In the meantime you can duplicate the functionality:

Code:
SELECT
   J.job,
   J.subjob,
   J.dept,
   J.jobdesc,
   complsalesprice = Sum(selling), 
   complcost       = Sum(actualcost + costtogo),
   currentcost     = Sum(actualcost)
FROM jcpmst J
   INNER JOIN (
      SELECT
         J1.job,
         J1.subjob,
         J1.dept,
         J1.jobdesc
      FROM jcpmst J1
         INNER JOIN jcpmst J2 ON
            J1.job = J2.job
            AND J1.subjob = J2.subjob
            AND (J1.dept > J2.dept
               OR (J1.dept = J2.dept AND J2.jobdesc >= J2.jobdesc)
            )
      GROUP BY
         J1.job,
         J1.subjob,
         J1.dept,
         J1.jobdesc
      HAVING Count(J2.job) = 1
   ) C ON J.job = C.job AND j.subjob = C.job AND J.dept = C.dept AND J.jobdesc = C.jobdesc
GROUP BY
   J.job,
   J.subjob,
   J.dept,
   J.jobdesc
ORDER BY
   job,
   subjob

This query can be simplified if dept + jobdesc were cast to character type and Min() used.

The gotcha is that the final Sum() results won't include the records whose dept and jobsdesc you don't see. I could write a query to give that, too.
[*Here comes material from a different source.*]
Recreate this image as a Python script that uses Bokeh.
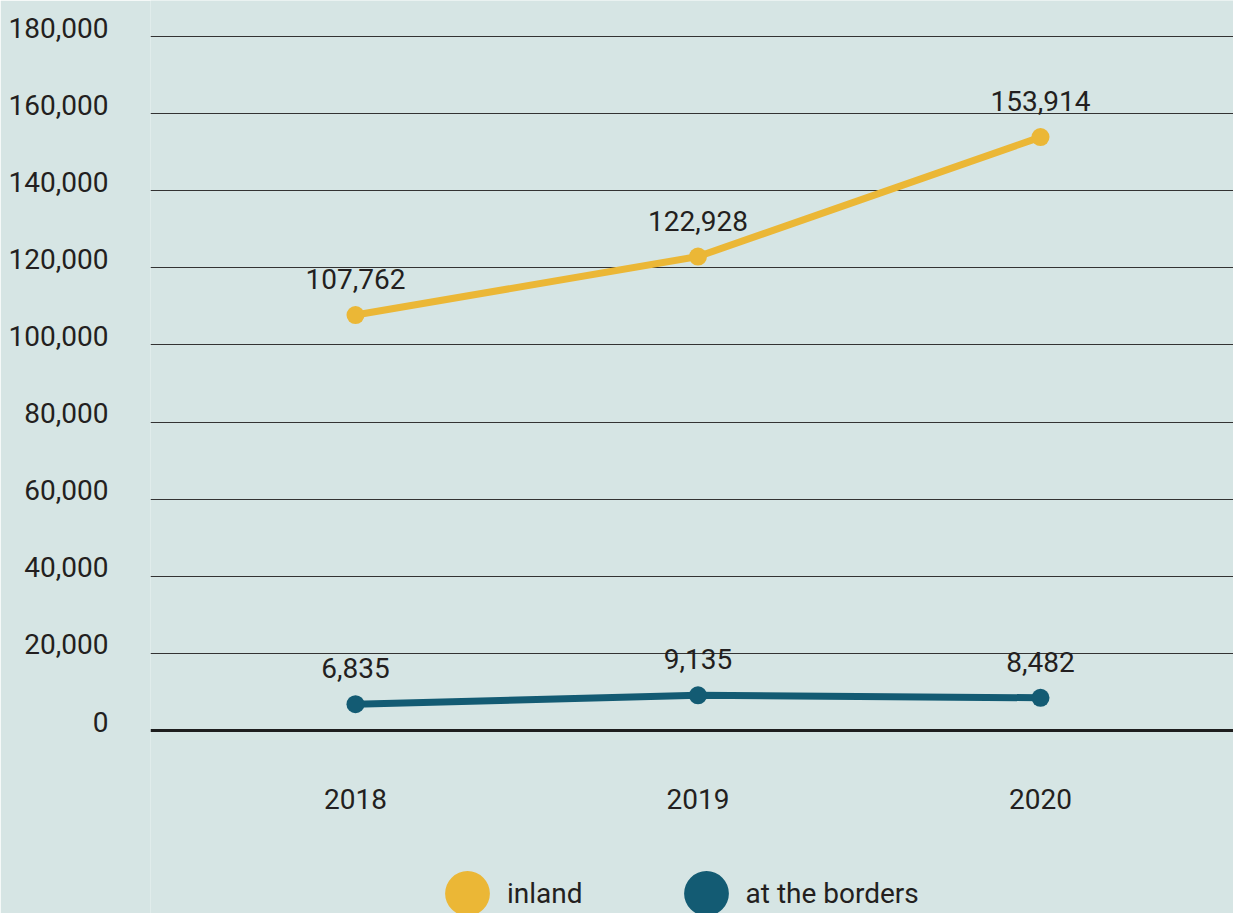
from bokeh.plotting import figure
from bokeh.models import (ColumnDataSource, Range1d, FixedTicker,
                          Legend, LegendItem, Span)
from bokeh.core.properties import value
from bokeh.embed import file_html
from bokeh.resources import INLINE

years = [2018, 2019, 2020]
inland = [107762, 122928, 153914]
borders = [6835, 9135, 8482]
inland_labels = ["107,762", "122,928", "153,914"]
borders_labels = ["6,835", "9,135", "8,482"]
year_labels = ["2018", "2019", "2020"]
y_ticks = [0, 20000, 40000, 60000, 80000, 100000, 120000, 140000, 160000, 180000]

BG = "#d6e5e4"
YELLOW = "#ebb736"
TEAL = "#135b73"
TXT = "#231f20"
FONT = "Roboto"
FS = "28px"

# pixel geometry of the chart
W, H = 1233, 913
LEFT = 150
ZERO_PX = 730
TOP_TICK_PX = 36
PX_PER_UNIT = (ZERO_PX - TOP_TICK_PX) / y_ticks[-1]
LABEL_LIFT_PX = 9

src_in = ColumnDataSource(dict(x=years, y=inland, t=inland_labels))
src_bo = ColumnDataSource(dict(x=years, y=borders, t=borders_labels))
src_yr = ColumnDataSource(dict(x=years, y=[0] * len(years), t=year_labels))

y_start = -(H - ZERO_PX) / PX_PER_UNIT
y_end = ZERO_PX / PX_PER_UNIT
year_px = 342.5
x_start = years[0] - (355 - LEFT) / year_px
x_end = years[-1] + (W - 1040) / year_px

p = figure(width=W, height=H, output_backend="svg", toolbar_location=None,
           x_range=Range1d(x_start, x_end), y_range=Range1d(y_start, y_end),
           min_border_left=LEFT, min_border_right=0, min_border_top=0,
           min_border_bottom=0)
p.background_fill_color = BG
p.border_fill_color = BG
p.outline_line_color = None
p.xaxis.visible = False

# y axis: labels sit slightly above their grid lines
lift = LABEL_LIFT_PX / PX_PER_UNIT
p.yaxis.ticker = FixedTicker(ticks=[t + lift for t in y_ticks])
p.yaxis.major_label_overrides = {t + lift: f"{t:,}" for t in y_ticks}
p.yaxis.axis_line_color = None
p.yaxis.major_tick_line_color = None
p.yaxis.minor_tick_line_color = None
p.yaxis.major_tick_out = 0
p.yaxis.major_tick_in = 0
p.yaxis.major_label_standoff = 42
p.yaxis.major_label_text_font = FONT
p.yaxis.major_label_text_font_size = FS
p.yaxis.major_label_text_color = TXT

p.xgrid.grid_line_color = None
p.ygrid.ticker = FixedTicker(ticks=y_ticks[1:])
p.ygrid.grid_line_color = "#333333"
p.ygrid.grid_line_width = 1

p.add_layout(Span(location=0, dimension="width", line_color="#1e1e1e", line_width=3))

# series
p.line("x", "y", source=src_in, line_color=YELLOW, line_width=7)
r_in = p.ellipse("x", "y", source=src_in, width=18, height=18,
                 width_units="screen", height_units="screen",
                 fill_color=YELLOW, line_color=None)
p.line("x", "y", source=src_bo, line_color=TEAL, line_width=7)
r_bo = p.ellipse("x", "y", source=src_bo, width=18, height=18,
                 width_units="screen", height_units="screen",
                 fill_color=TEAL, line_color=None)

for s in (src_in, src_bo):
    p.text("x", "y", text="t", source=s, y_offset=-36, text_align="center",
           text_baseline="middle", text_font=value(FONT), text_font_size=FS,
           text_color=TXT)

# category labels under the zero line
p.text("x", "y", text="t", source=src_yr, y_offset=68, text_align="center",
       text_baseline="middle", text_font=value(FONT), text_font_size=FS,
       text_color=TXT)

legend = Legend(items=[LegendItem(label="inland", renderers=[r_in]),
                       LegendItem(label="at the borders", renderers=[r_bo])],
                orientation="horizontal", location=(289, -8),
                glyph_width=56, glyph_height=56, label_standoff=12,
                spacing=95, padding=0, margin=0,
                background_fill_alpha=0, border_line_color=None,
                label_text_font=FONT, label_text_font_size=FS,
                label_text_color=TXT)
p.add_layout(legend)

open("out.html", "w").write(file_html(p, INLINE))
-------------------------------------
A sacrifice is harder when no one knows you've made it.
 
I am the only SQL DBA in a house full of Foxpro'ers - GROUP BY was a big change for them as well. I believe they just made use of max() and min() whenever necessary.
Good luck!
 
Good point, redlam, as long as you didn't mind divorcing dept from jobdesc. If you need them to be both from the same record, it complicates things by an order of magnitude.

-------------------------------------
A sacrifice is harder when no one knows you've made it.